Challenge:
The entries below contain pictures. Retype everything except those pictures, exactly as given.

(Data extracted from a collection)

-- BEGIN --

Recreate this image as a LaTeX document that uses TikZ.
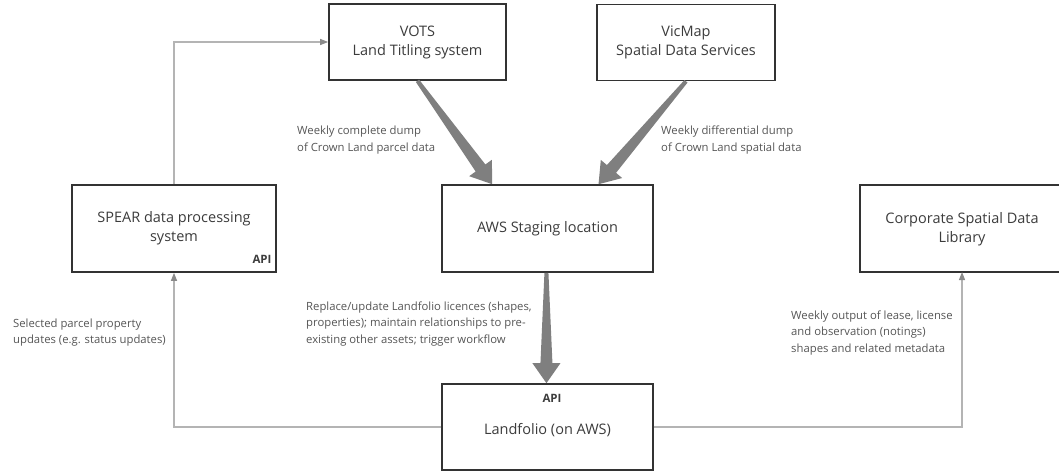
\documentclass[tikz,border=0pt]{standalone}
\usepackage{fontspec}
\setmainfont{Open Sans}
\usetikzlibrary{calc,arrows.meta}
\definecolor{boxline}{HTML}{333333}
\definecolor{boxtext}{HTML}{3C3C3C}
\definecolor{labeltext}{HTML}{555555}
\definecolor{fatgray}{HTML}{7F7F7F}
\definecolor{thingray}{HTML}{B4B4B4}
\definecolor{tipgray}{HTML}{8A8A8A}
\tikzset{
  sysbox/.style={draw=boxline,line width=1.6pt,fill=white,text=boxtext,align=center,
    font=\fontsize{14.5}{19}\selectfont,inner sep=0pt},
  lbl/.style={text=labeltext,align=left,anchor=west,inner sep=0pt,
    font=\fontsize{11.3}{16.8}\selectfont},
  apilbl/.style={text=boxtext,inner sep=0pt,font=\fontsize{11.5}{14}\selectfont\bfseries},
  thinconn/.style={draw=thingray,line width=1.1pt,
    -{Triangle[length=8pt,width=6pt,color=tipgray]}},
  fat/.style={fill=fatgray,draw=none}
}
\newcommand\fatarrow[2]{%
  \fill[fat] ($(#1)!2pt!90:(#2)$) -- ($($(#2)!20pt!(#1)$)!6pt!-90:(#1)$)
    -- ($($(#2)!20pt!(#1)$)!14pt!-90:(#1)$) -- (#2)
    -- ($($(#2)!20pt!(#1)$)!14pt!90:(#1)$) -- ($($(#2)!20pt!(#1)$)!6pt!90:(#1)$)
    -- ($(#1)!2pt!-90:(#2)$) -- cycle;}
\begin{document}
\begin{tikzpicture}[x=1pt,y=-1pt]
\useasboundingbox (0,0) rectangle (1059,471);
\clip (0,0) rectangle (1059,471);
% boxes
\node[sysbox,minimum width=177pt,minimum height=76pt] (vots) at (417.5,42) {VOTS\\Land Titling system};
\node[sysbox,minimum width=178pt,minimum height=76pt] (vicmap) at (686,42.5) {VicMap\\Spatial Data Services};
\node[sysbox,minimum width=204pt,minimum height=87pt] (spear) at (174,228.5) {SPEAR data processing\\system};
\node[sysbox,minimum width=211pt,minimum height=87pt] (aws) at (547.5,228.5) {AWS Staging location};
\node[sysbox,minimum width=220pt,minimum height=87pt,anchor=west] (csdl) at (859,228.5) {};
\node[text=boxtext,align=center,font=\fontsize{14.5}{19}\selectfont,inner sep=0pt] (csdltxt) at (962,229) {Corporate Spatial Data\\Library};
\node[sysbox,minimum width=211pt,minimum height=86pt] (land) at (547.5,427) {\\[-2pt]Landfolio (on AWS)};
% API labels
\node[apilbl] (spearapi) at (262,259.5) {API};
\node[apilbl] (landapi) at (552,398) {API};
% fat arrows
\coordinate (votsout) at (vots.south);
\coordinate (awsinA) at ($(aws.north west)!0.24!(aws.north east)$);
\coordinate (vicout) at (vicmap.south);
\coordinate (awsinB) at ($(aws.north west)!0.74!(aws.north east)$);
\coordinate (awsout) at ($(aws.south west)!0.495!(aws.south east)$);
\coordinate (landin) at ($(land.north west)!0.495!(land.north east)$);
\fatarrow{votsout}{awsinA}
\fatarrow{vicout}{awsinB}
\fatarrow{awsout}{landin}
% thin connectors
\draw[thinconn] (spear.north) |- (vots.west);
\coordinate (landl) at ($(land.north west)!0.5!(land.south west)$);
\coordinate (landr) at ($(land.north east)!0.5!(land.south east)$);
\coordinate (csdlin) at (962,272);
\draw[thinconn] (landl) -| (spear.south);
\draw[thinconn] (landr) -| (csdlin);
% labels
\node[lbl] (l1) at (297,140) {Weekly complete dump\\of Crown Land parcel data};
\node[lbl] (l2) at (661,140) {Weekly differential dump\\of Crown Land spatial data};
\node[lbl] (l3) at (306,324) {Replace/update Landfolio licences (shapes,\\properties); maintain relationships to pre-\\existing other assets; trigger workflow};
\node[lbl] (l4) at (13,332.5) {Selected parcel property\\updates (e.g. status updates)};
\node[lbl] (l5) at (791,333) {Weekly output of lease, license\\and observation (notings)\\shapes and related metadata};
\end{tikzpicture}
\end{document}
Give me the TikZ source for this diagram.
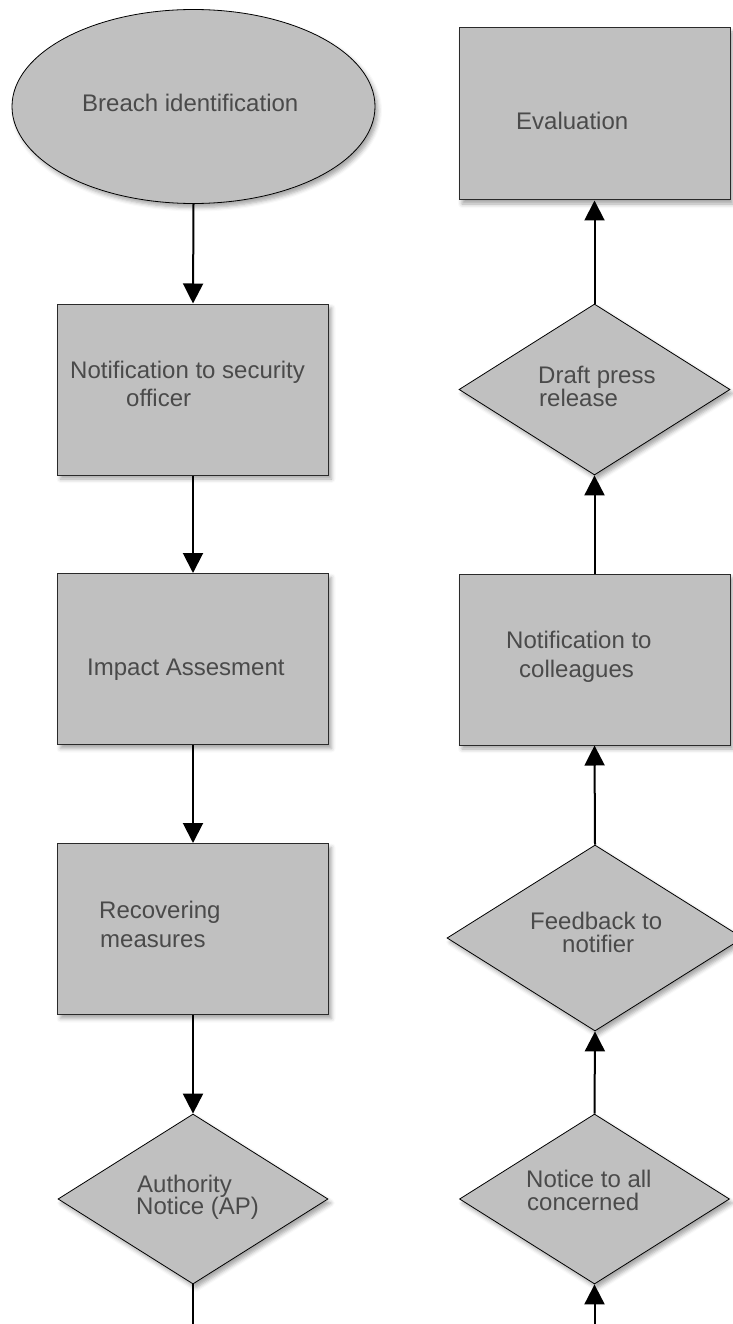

-- END --

Response:
Recreate this image as a LaTeX document that uses TikZ.
\documentclass[tikz,border=0pt]{standalone}
\usepackage{fontspec}
\setmainfont{Open Sans}
\usetikzlibrary{calc,arrows.meta}
\definecolor{boxline}{HTML}{333333}
\definecolor{boxtext}{HTML}{3C3C3C}
\definecolor{labeltext}{HTML}{555555}
\definecolor{fatgray}{HTML}{7F7F7F}
\definecolor{thingray}{HTML}{B4B4B4}
\definecolor{tipgray}{HTML}{8A8A8A}
\tikzset{
  sysbox/.style={draw=boxline,line width=1.6pt,fill=white,text=boxtext,align=center,
    font=\fontsize{14.5}{19}\selectfont,inner sep=0pt},
  lbl/.style={text=labeltext,align=left,anchor=west,inner sep=0pt,
    font=\fontsize{11.3}{16.8}\selectfont},
  apilbl/.style={text=boxtext,inner sep=0pt,font=\fontsize{11.5}{14}\selectfont\bfseries},
  thinconn/.style={draw=thingray,line width=1.1pt,
    -{Triangle[length=8pt,width=6pt,color=tipgray]}},
  fat/.style={fill=fatgray,draw=none}
}
\newcommand\fatarrow[2]{%
  \fill[fat] ($(#1)!2pt!90:(#2)$) -- ($($(#2)!20pt!(#1)$)!6pt!-90:(#1)$)
    -- ($($(#2)!20pt!(#1)$)!14pt!-90:(#1)$) -- (#2)
    -- ($($(#2)!20pt!(#1)$)!14pt!90:(#1)$) -- ($($(#2)!20pt!(#1)$)!6pt!90:(#1)$)
    -- ($(#1)!2pt!-90:(#2)$) -- cycle;}
\begin{document}
\begin{tikzpicture}[x=1pt,y=-1pt]
\useasboundingbox (0,0) rectangle (1059,471);
\clip (0,0) rectangle (1059,471);
% boxes
\node[sysbox,minimum width=177pt,minimum height=76pt] (vots) at (417.5,42) {VOTS\\Land Titling system};
\node[sysbox,minimum width=178pt,minimum height=76pt] (vicmap) at (686,42.5) {VicMap\\Spatial Data Services};
\node[sysbox,minimum width=204pt,minimum height=87pt] (spear) at (174,228.5) {SPEAR data processing\\system};
\node[sysbox,minimum width=211pt,minimum height=87pt] (aws) at (547.5,228.5) {AWS Staging location};
\node[sysbox,minimum width=220pt,minimum height=87pt,anchor=west] (csdl) at (859,228.5) {};
\node[text=boxtext,align=center,font=\fontsize{14.5}{19}\selectfont,inner sep=0pt] (csdltxt) at (962,229) {Corporate Spatial Data\\Library};
\node[sysbox,minimum width=211pt,minimum height=86pt] (land) at (547.5,427) {\\[-2pt]Landfolio (on AWS)};
% API labels
\node[apilbl] (spearapi) at (262,259.5) {API};
\node[apilbl] (landapi) at (552,398) {API};
% fat arrows
\coordinate (votsout) at (vots.south);
\coordinate (awsinA) at ($(aws.north west)!0.24!(aws.north east)$);
\coordinate (vicout) at (vicmap.south);
\coordinate (awsinB) at ($(aws.north west)!0.74!(aws.north east)$);
\coordinate (awsout) at ($(aws.south west)!0.495!(aws.south east)$);
\coordinate (landin) at ($(land.north west)!0.495!(land.north east)$);
\fatarrow{votsout}{awsinA}
\fatarrow{vicout}{awsinB}
\fatarrow{awsout}{landin}
% thin connectors
\draw[thinconn] (spear.north) |- (vots.west);
\coordinate (landl) at ($(land.north west)!0.5!(land.south west)$);
\coordinate (landr) at ($(land.north east)!0.5!(land.south east)$);
\coordinate (csdlin) at (962,272);
\draw[thinconn] (landl) -| (spear.south);
\draw[thinconn] (landr) -| (csdlin);
% labels
\node[lbl] (l1) at (297,140) {Weekly complete dump\\of Crown Land parcel data};
\node[lbl] (l2) at (661,140) {Weekly differential dump\\of Crown Land spatial data};
\node[lbl] (l3) at (306,324) {Replace/update Landfolio licences (shapes,\\properties); maintain relationships to pre-\\existing other assets; trigger workflow};
\node[lbl] (l4) at (13,332.5) {Selected parcel property\\updates (e.g. status updates)};
\node[lbl] (l5) at (791,333) {Weekly output of lease, license\\and observation (notings)\\shapes and related metadata};
\end{tikzpicture}
\end{document}
Give me the TikZ source for this diagram.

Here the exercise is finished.